Buttigieg Fakes Support Among Black Voters

(ReliableNews.org) – When it comes to a presidential candidate shoring up support for their campaign, they’ll reach out to almost anyone.

Pete Buttigieg, former mayor of South Bend, Indiana, is no different in this regard, save for his “controversial” methods of getting support among various demographics. More specifically, Buttigieg is faking the support he receives for his presidential campaign, especially among African-American voters.

Buttigieg has a rocky relationship with blacks in America after some of the decisions he made as mayor.

This artificial inflation of support, perhaps to make up for this shaky relationship, isn’t new for him. This relationship is demonstrated by the fact that he’s polling at just 4% among black voters.

A few months ago, Buttigieg released his Douglass Plan, named after Frederick Douglass, while faking the endorsements he received for it. Americans quickly caught on and those who were wrongly named as supporters publicly denounced him. What should have happened as a one-time blunder continues to this day.

More Misconduct

One example of the former mayor’s misconduct involves Diane Cole, the owner of Diane’s Kitchen in South Carolina. He went to lunch at the restaurant and then wrote an op-ed in which he cited the business by name as an official supporter of his campaign.

After reading the headlines of her support in the news, Diane quickly denounced the claim.

African-American comedian Keegan-Michael Key was also named as an official endorser of the Buttigieg Campaign before Key clarified by stating he just wanted to “encourage early voting and voter registration.”

Buttigieg’s false claims of black support partially come from falsehoods and partially from misunderstandings. The Douglass Plan controversy seems to be a clear lie in which none of the supposed supporters actually endorsed the plan.

In the case of Diane’s Kitchen, the act of serving Buttigieg and his entourage lunch as an endorsement seemed to be a misunderstanding.

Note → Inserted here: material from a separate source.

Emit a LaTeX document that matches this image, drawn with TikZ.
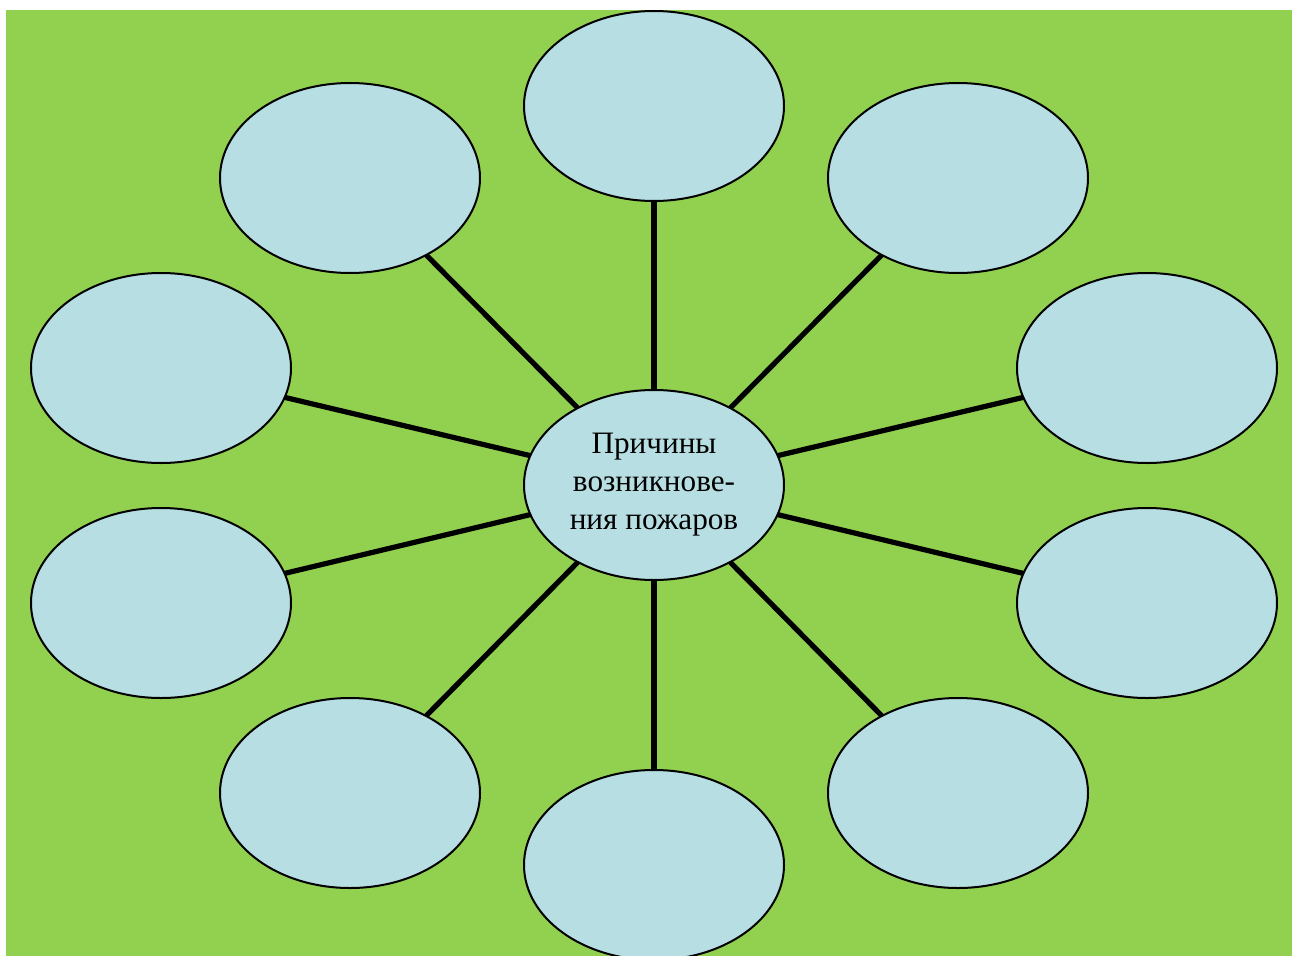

Plenty of “Misunderstandings”

Sean Savett, a spokesman from the Buttigieg Campaign, says that there have never been any deliberate attempts to falsely claim support from individuals who don’t believe in his message.

Rather, these events can be chalked up to misunderstandings or misinterpretations or interactions with the campaign. Some call Buttigieg’s “endorsements” and “intentionally vague” as to stretch the limits of what his real support looks like.

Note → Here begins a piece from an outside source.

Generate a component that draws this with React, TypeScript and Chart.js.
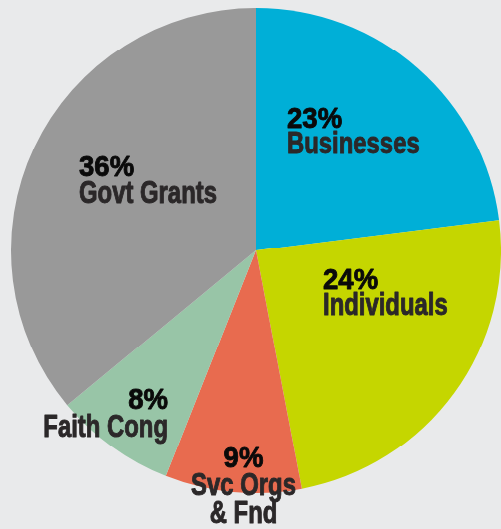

South Carolina State Rep. Ivory Thigpen (D) commented on the Douglass Plan fiasco saying that the campaign judges its support of the plan based on email responses.

He said that he received an email stating if individuals didn’t want to be listed as an endorser of the plan, then they need to reply before a certain deadline. Thigpen said he didn’t see the email, thus didn’t reply.

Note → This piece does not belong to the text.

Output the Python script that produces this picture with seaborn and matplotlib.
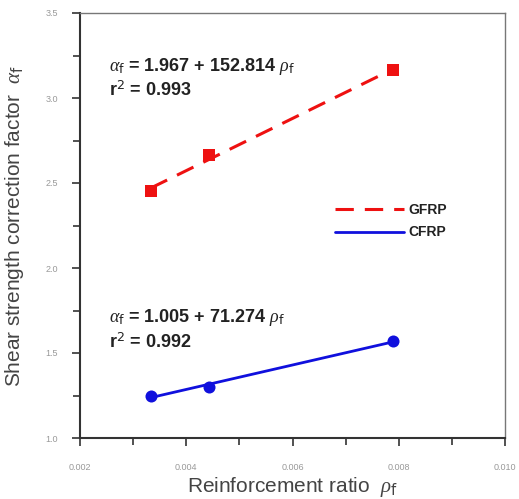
import matplotlib
matplotlib.use("Agg")
import matplotlib.pyplot as plt
from matplotlib.ticker import MultipleLocator
import pandas as pd
import seaborn as sns

# data
ratio = [0.00333, 0.00443, 0.0079]
gfrp = [2.45, 2.665, 3.165]
cfrp = [1.25, 1.30, 1.57]
eq_gfrp = ["1.967", "152.814", "0.993"]
eq_cfrp = ["1.005", "71.274", "0.992"]

df = pd.DataFrame({"ratio": ratio * 2,
                   "alpha": gfrp + cfrp,
                   "type": ["GFRP"] * 3 + ["CFRP"] * 3})

sns.set_style("white")
plt.rcParams["font.family"] = ["Liberation Sans", "DejaVu Sans"]
plt.rcParams["mathtext.fontset"] = "custom"
plt.rcParams["mathtext.it"] = "Liberation Serif:italic"

fig = plt.figure(figsize=(5.19, 4.99), dpi=100)
ax = fig.add_axes([80 / 519, 1 - 438 / 499, 425 / 519, 425 / 499])

red = "#ee1111"
blue = "#1010dd"

g = df[df["type"] == "GFRP"]
c = df[df["type"] == "CFRP"]
sns.regplot(data=g, x="ratio", y="alpha", ax=ax, ci=None, truncate=True,
            color=red, marker="s",
            scatter_kws={"s": 70, "zorder": 3, "alpha": 1, "linewidths": 0},
            line_kws={"lw": 2.2, "ls": (0, (6, 3.6)), "label": "GFRP"})
sns.regplot(data=c, x="ratio", y="alpha", ax=ax, ci=None, truncate=True,
            color=blue, marker="o",
            scatter_kws={"s": 75, "zorder": 3, "alpha": 1, "linewidths": 0},
            line_kws={"lw": 2.0, "label": "CFRP"})

ax.set_xlim(0.002, 0.010)
ax.set_ylim(1.0, 3.5)
ax.xaxis.set_major_locator(MultipleLocator(0.002))
ax.xaxis.set_minor_locator(MultipleLocator(0.001))
ax.yaxis.set_major_locator(MultipleLocator(0.5))
ax.yaxis.set_minor_locator(MultipleLocator(0.25))
ax.xaxis.set_major_formatter(lambda v, p: f"{v:.3f}")
ax.yaxis.set_major_formatter(lambda v, p: f"{v:.1f}")
ax.tick_params(which="both", direction="out", color="#333333", width=1.2,
               labelsize=6.5, labelcolor="#999999", bottom=True, left=True)
ax.tick_params(which="major", length=6, pad=12)
ax.tick_params(axis="y", which="major", pad=10)
ax.tick_params(which="minor", length=5)
for s in ["left", "bottom"]:
    ax.spines[s].set_color("#333333")
    ax.spines[s].set_linewidth(1.5)
for s in ["top", "right"]:
    ax.spines[s].set_color("#777777")
    ax.spines[s].set_linewidth(1.0)

ax.set_xlabel(r"Reinforcement ratio  $\rho_{\rm f}$", fontsize=15, color="#444444",
              labelpad=2)
ax.set_ylabel(r"Shear strength correction factor  $\alpha_{\rm f}$", fontsize=15,
              color="#444444", labelpad=14)

kw = dict(fontsize=13, fontweight="bold", color="#222222")
ax.text(0.00255, 3.16, rf"$\alpha_{{\rm f}}$ = {eq_gfrp[0]} + {eq_gfrp[1]} $\rho_{{\rm f}}$", **kw)
ax.text(0.00255, 3.01, rf"r$^2$ = {eq_gfrp[2]}", **kw)
ax.text(0.00255, 1.68, rf"$\alpha_{{\rm f}}$ = {eq_cfrp[0]} + {eq_cfrp[1]} $\rho_{{\rm f}}$", **kw)
ax.text(0.00255, 1.53, rf"r$^2$ = {eq_cfrp[2]}", **kw)

leg = ax.legend(loc="center left", bbox_to_anchor=(0.57, 0.51), frameon=False,
                handlelength=5.0, fontsize=10, handletextpad=0.3, labelspacing=0.6)
for t in leg.get_texts():
    t.set_fontweight("bold")
    t.set_color("#222222")

fig.savefig("out.png", dpi=100)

With politicians receiving so many emails and stretched between various lines of communication, it’s understandable if Thigpen didn’t catch the email within a short time frame.

It’s one thing to appeal to as many potential supporters as possible and another to misrepresent, or potentially lie, about the endorsements a presidential candidate receives.

Buttigieg’s shaky history with his supporters could be cause for concern as the presidential race carries on.